Africa-China Informal Resource Trade (ACIRT)

Project leader George Schoneveld
Email g.schoneveld@cgiar.org
Location Congo (democratic Republic), Zambia
Project status ON-GOING
Project start 2015-01-19
Project end 2018-07-13

The project addresses two key development challenges and opportunities concerning Africa's natural resource governance today: the growth of the informal commodity trade and engagement with China. In particular, it focuses on the role of Chinese actors in informal agriculture, mining and timber trade along two fast-developing trade corridors connected to the Indian Ocean. The first corridor is a transit route for commodities, notably timber and minerals, from the Democratic Republic of Congo (DRC) through East Africa for export from Kenya. The second corridor links central southern Africa (Zambia and DRC's Katanga province) to Beira port in Mozambique, from where agricultural products, timber and, increasingly minerals are exported. 

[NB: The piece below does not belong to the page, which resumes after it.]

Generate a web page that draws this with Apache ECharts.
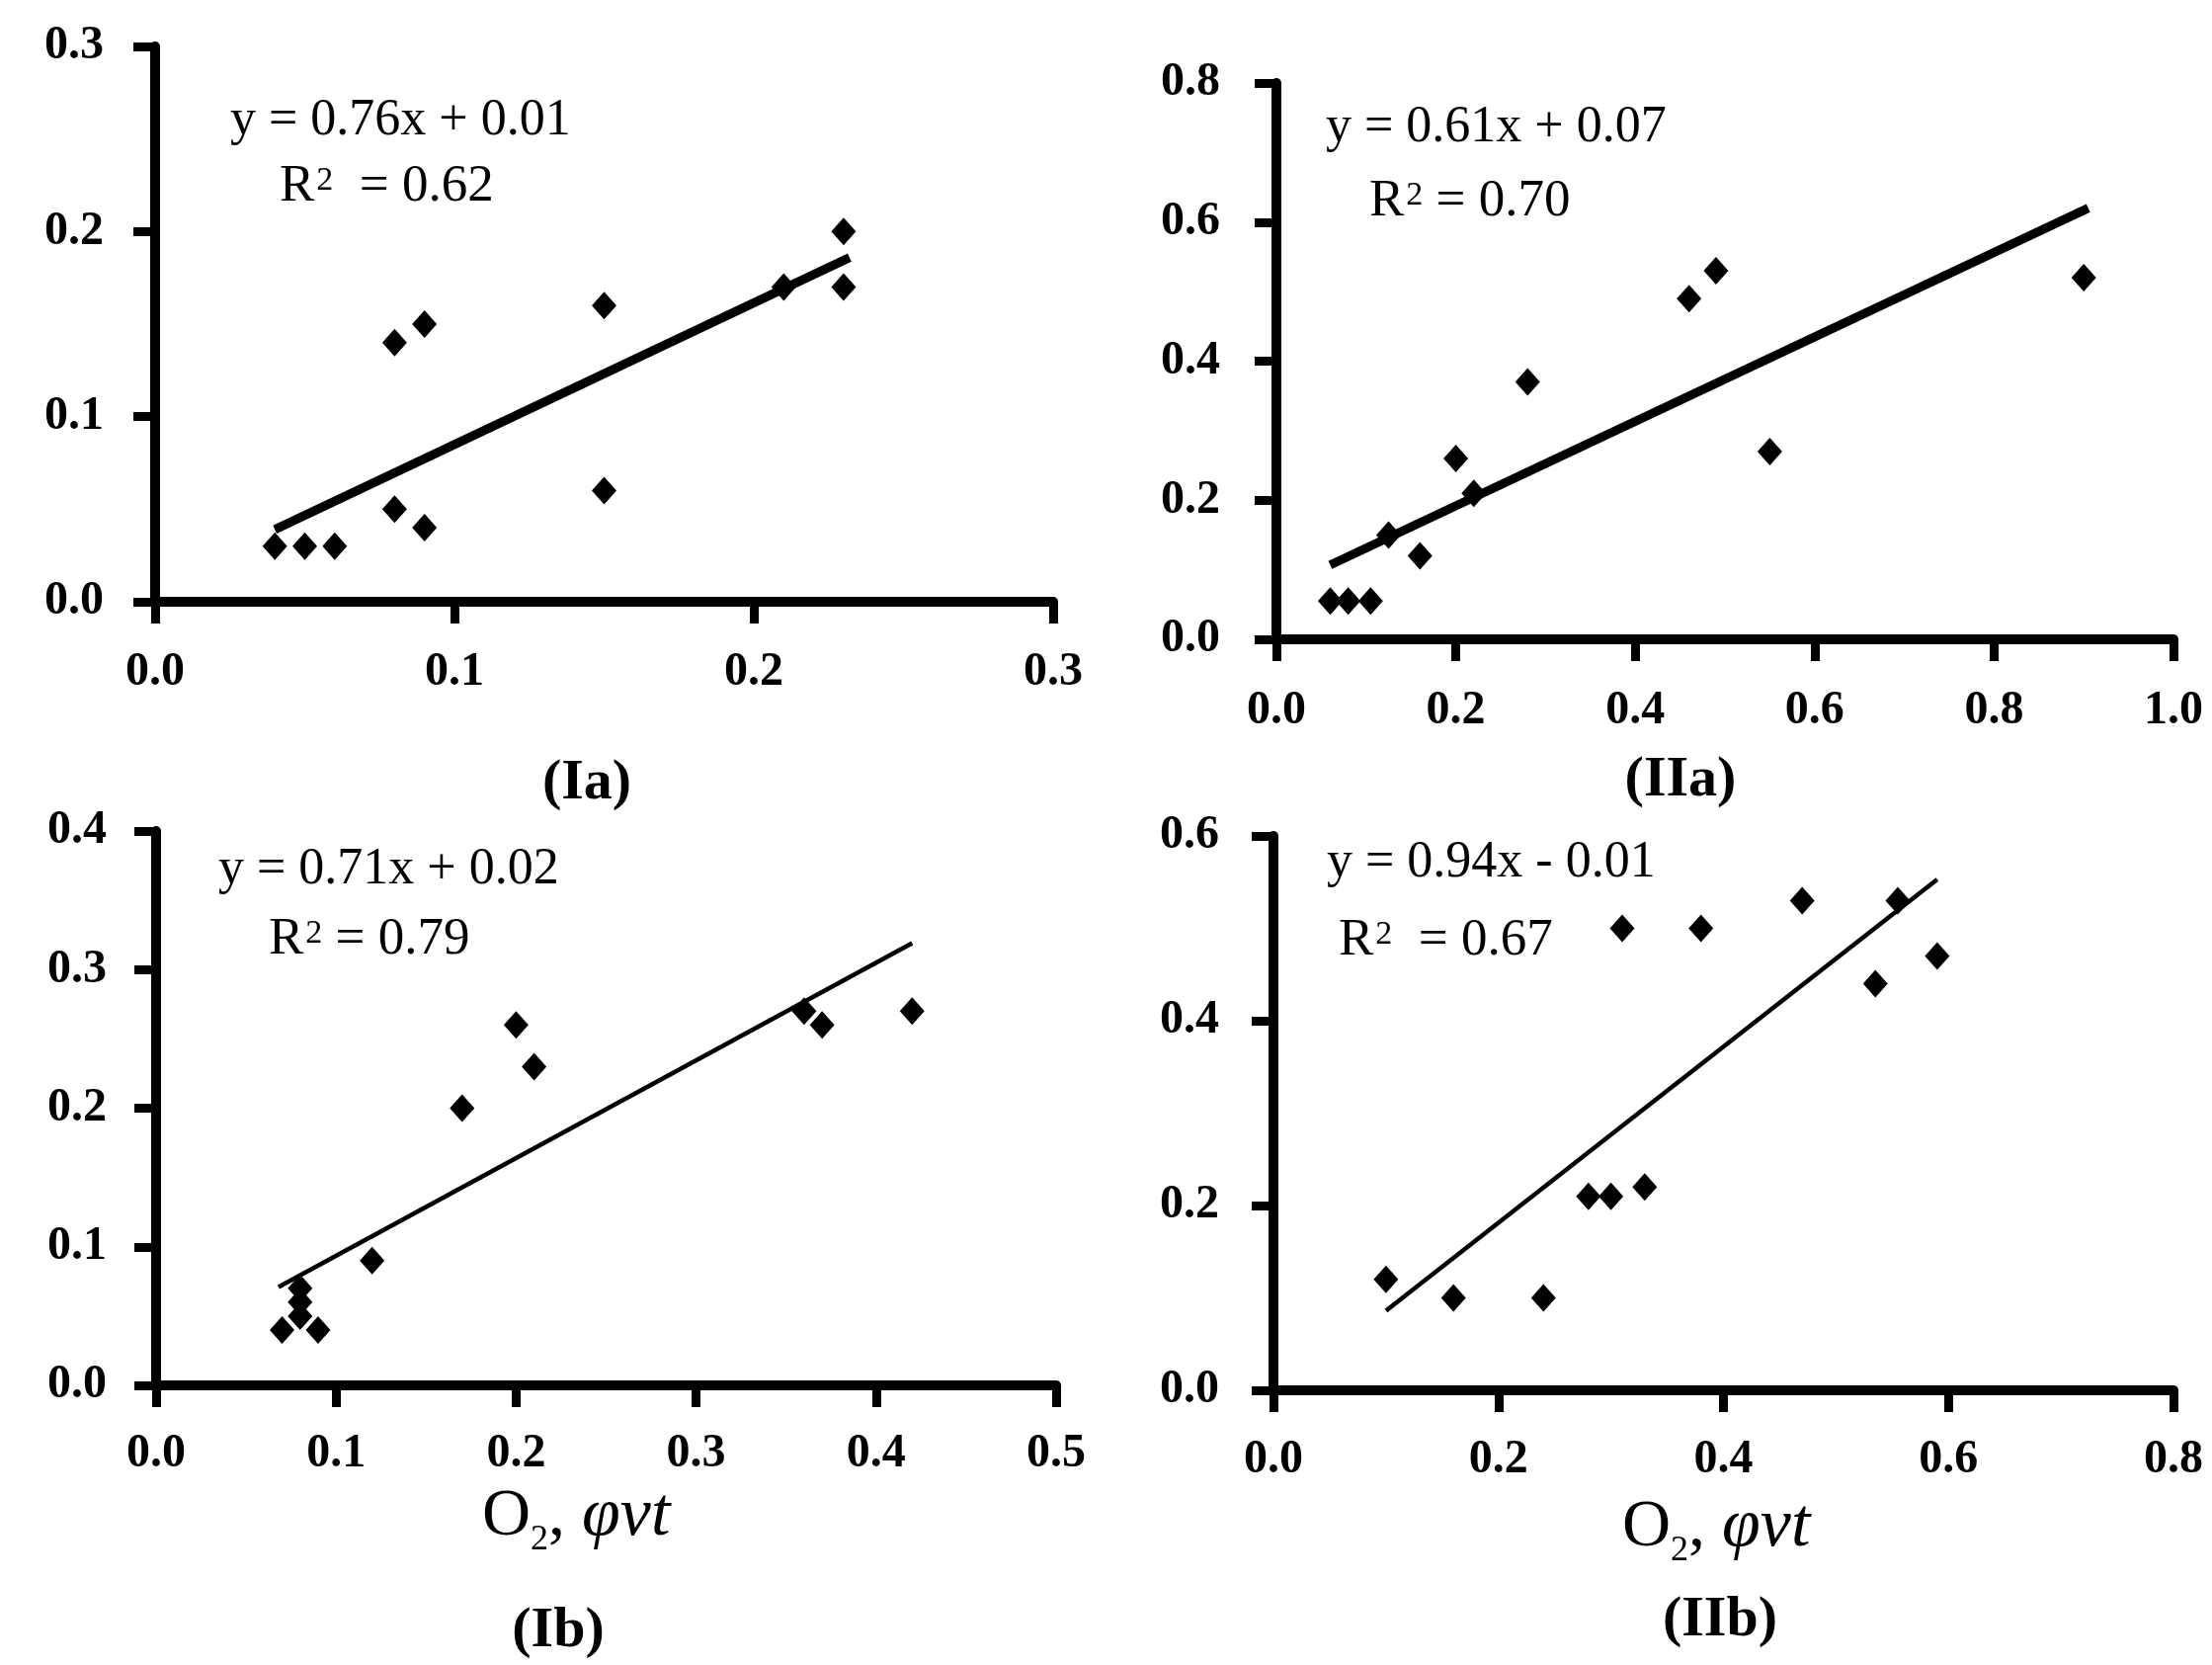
<!DOCTYPE html>
<html>
<head>
<meta charset="utf-8">
<script src="https://cdn.jsdelivr.net/npm/echarts@6/dist/echarts.min.js"></script>
<style>
  html, body { margin: 0; padding: 0; background: #fff; }
  #chart { width: 2239px; height: 1685px; }
</style>
</head>
<body>
<div id="chart"></div>
<script>
// values
const iaX = [0.04, 0.05, 0.06, 0.08, 0.09, 0.08, 0.09, 0.15, 0.15, 0.21, 0.23, 0.23];
const iaY = [0.03, 0.03, 0.03, 0.05, 0.04, 0.14, 0.15, 0.16, 0.06, 0.17, 0.20, 0.17];
const iaTrend = [[0.04, 0.039], [0.232, 0.186]];

const iiaX = [0.06, 0.08, 0.105, 0.125, 0.16, 0.20, 0.22, 0.28, 0.46, 0.49, 0.55, 0.90];
const iiaY = [0.055, 0.055, 0.055, 0.15, 0.12, 0.26, 0.21, 0.37, 0.49, 0.53, 0.27, 0.52];
const iiaTrend = [[0.06, 0.107], [0.905, 0.62]];

const ibX = [0.07, 0.08, 0.08, 0.08, 0.09, 0.12, 0.17, 0.20, 0.21, 0.36, 0.37, 0.42];
const ibY = [0.04, 0.05, 0.06, 0.07, 0.04, 0.09, 0.20, 0.26, 0.23, 0.27, 0.26, 0.27];
const ibTrend = [[0.068, 0.071], [0.42, 0.319]];

const iibX = [0.10, 0.16, 0.24, 0.28, 0.30, 0.33, 0.31, 0.38, 0.47, 0.555, 0.535, 0.59];
const iibY = [0.12, 0.10, 0.10, 0.21, 0.21, 0.22, 0.50, 0.50, 0.53, 0.53, 0.44, 0.47];
const iibTrend = [[0.10, 0.086], [0.59, 0.553]];

// axis ranges [min, max, interval]
const xRanges = [[0, 0.3, 0.1], [0, 1.0, 0.2], [0, 0.5, 0.1], [0, 0.8, 0.2]];
const yRanges = [[0, 0.3, 0.1], [0, 0.8, 0.2], [0, 0.4, 0.1], [0, 0.6, 0.2]];

const equations = ['y = 0.76x + 0.01', 'y = 0.61x + 0.07', 'y = 0.71x + 0.02', 'y = 0.94x - 0.01'];
const rSquared = ['  = 0.62', ' = 0.70', ' = 0.79', '  = 0.67'];
const panelNames = ['(Ia)', '(IIa)', '(Ib)', '(IIb)'];

const panels = [
  { xs: iaX, ys: iaY, trend: iaTrend, lw: 9 },
  { xs: iiaX, ys: iiaY, trend: iiaTrend, lw: 9 },
  { xs: ibX, ys: ibY, trend: ibTrend, lw: 4.5 },
  { xs: iibX, ys: iibY, trend: iibTrend, lw: 4.5 }
];

// layout (pixels)
const grids = [
  { left: 157, top: 47, width: 909, height: 562 },
  { left: 1292, top: 84, width: 908, height: 563 },
  { left: 158, top: 841, width: 911, height: 561 },
  { left: 1289, top: 846, width: 911, height: 561 }
];
const yLabelMargin = [52, 57, 50, 55];
const xLabelMargin = [48, 49, 46, 47];
const eqPos = [
  [233, 122, 283, 189],
  [1342, 129, 1386, 204],
  [221, 880, 272, 951],
  [1343, 873, 1355, 952]
];
const namePos = [[594, 793], [1701, 790], [565, 1651], [1741, 1640]];
const xTitlePos = [null, null, [488, 1535], [1642, 1546]];

const SERIF = '"Liberation Serif", "Times New Roman", serif';

function axisCommon(range, margin, i) {
  return {
    type: 'value',
    gridIndex: i,
    min: range[0],
    max: range[1],
    interval: range[2],
    splitLine: { show: false },
    axisLine: { show: true, onZero: false, lineStyle: { color: '#000', width: 10 } },
    axisTick: { show: true, inside: false, length: 22, lineStyle: { color: '#000', width: 9 } },
    axisLabel: {
      margin: margin,
      color: '#000',
      fontFamily: SERIF,
      fontWeight: 'bold',
      fontSize: 48,
      formatter: v => v.toFixed(1)
    }
  };
}

const xAxis = xRanges.map((r, i) => axisCommon(r, xLabelMargin[i], i));
const yAxis = yRanges.map((r, i) => axisCommon(r, yLabelMargin[i], i));

const series = [];
panels.forEach((p, i) => {
  series.push({
    type: 'line',
    xAxisIndex: i,
    yAxisIndex: i,
    data: p.trend,
    symbol: 'none',
    silent: true,
    lineStyle: { color: '#000', width: p.lw, cap: 'butt' },
    z: 2
  });
  series.push({
    type: 'scatter',
    xAxisIndex: i,
    yAxisIndex: i,
    data: p.xs.map((x, k) => [x, p.ys[k]]),
    symbol: 'diamond',
    symbolSize: [25, 28],
    itemStyle: { color: '#000', opacity: 1 },
    z: 3
  });
});

const graphic = [];
equations.forEach((eq, i) => {
  const pos = eqPos[i];
  graphic.push({
    type: 'text', x: pos[0], y: pos[1],
    style: {
      text: eq, fill: '#000', align: 'left', verticalAlign: 'middle',
      font: '52px ' + SERIF
    }
  });
  graphic.push({
    type: 'text', x: pos[2], y: pos[3],
    style: {
      text: '{r|R}{s|2}{r|' + rSquared[i] + '}',
      align: 'left', verticalAlign: 'middle',
      rich: {
        r: { fontFamily: SERIF, fontSize: 53, lineHeight: 64, color: '#000', verticalAlign: 'middle' },
        s: { fontFamily: SERIF, fontSize: 34, lineHeight: 64, color: '#000', verticalAlign: 'middle', padding: [0, 0, 12, 2] }
      }
    }
  });
});
panelNames.forEach((n, i) => {
  graphic.push({
    type: 'text', x: namePos[i][0], y: namePos[i][1],
    style: {
      text: n, fill: '#000', align: 'center', verticalAlign: 'middle',
      font: 'bold 58px ' + SERIF
    }
  });
});
xTitlePos.forEach(pos => {
  if (!pos) return;
  graphic.push({
    type: 'text', x: pos[0], y: pos[1],
    style: {
      text: '{o|O}{s|2}{o|, }{i|φvt}',
      align: 'left', verticalAlign: 'middle',
      rich: {
        o: { fontFamily: SERIF, fontSize: 68, lineHeight: 84, color: '#000', verticalAlign: 'middle' },
        s: { fontFamily: SERIF, fontSize: 36, lineHeight: 40, color: '#000', verticalAlign: 'bottom' },
        i: { fontFamily: SERIF, fontSize: 70, fontStyle: 'italic', lineHeight: 84, color: '#000', verticalAlign: 'middle' }
      }
    }
  });
});

const chart = echarts.init(document.getElementById('chart'), null, { renderer: 'canvas' });
chart.setOption({
  backgroundColor: '#fff',
  animation: false,
  grid: grids,
  xAxis: xAxis,
  yAxis: yAxis,
  series: series,
  graphic: graphic
});
</script>
</body>
</html>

By focusing on these two important trade routes that link Africa's informal natural resource sectors to the ever-growing Chinese market, this work  provides new insights into natural resource governance, global trade patterns, and the positive and deleterious effects of informal resource exploitation on local poverty and sustainability. This work builds on other efforts by IIED and CIFOR on these topics, and expands and deepens research in the area whilst using a well-connected policy network to achieve impact.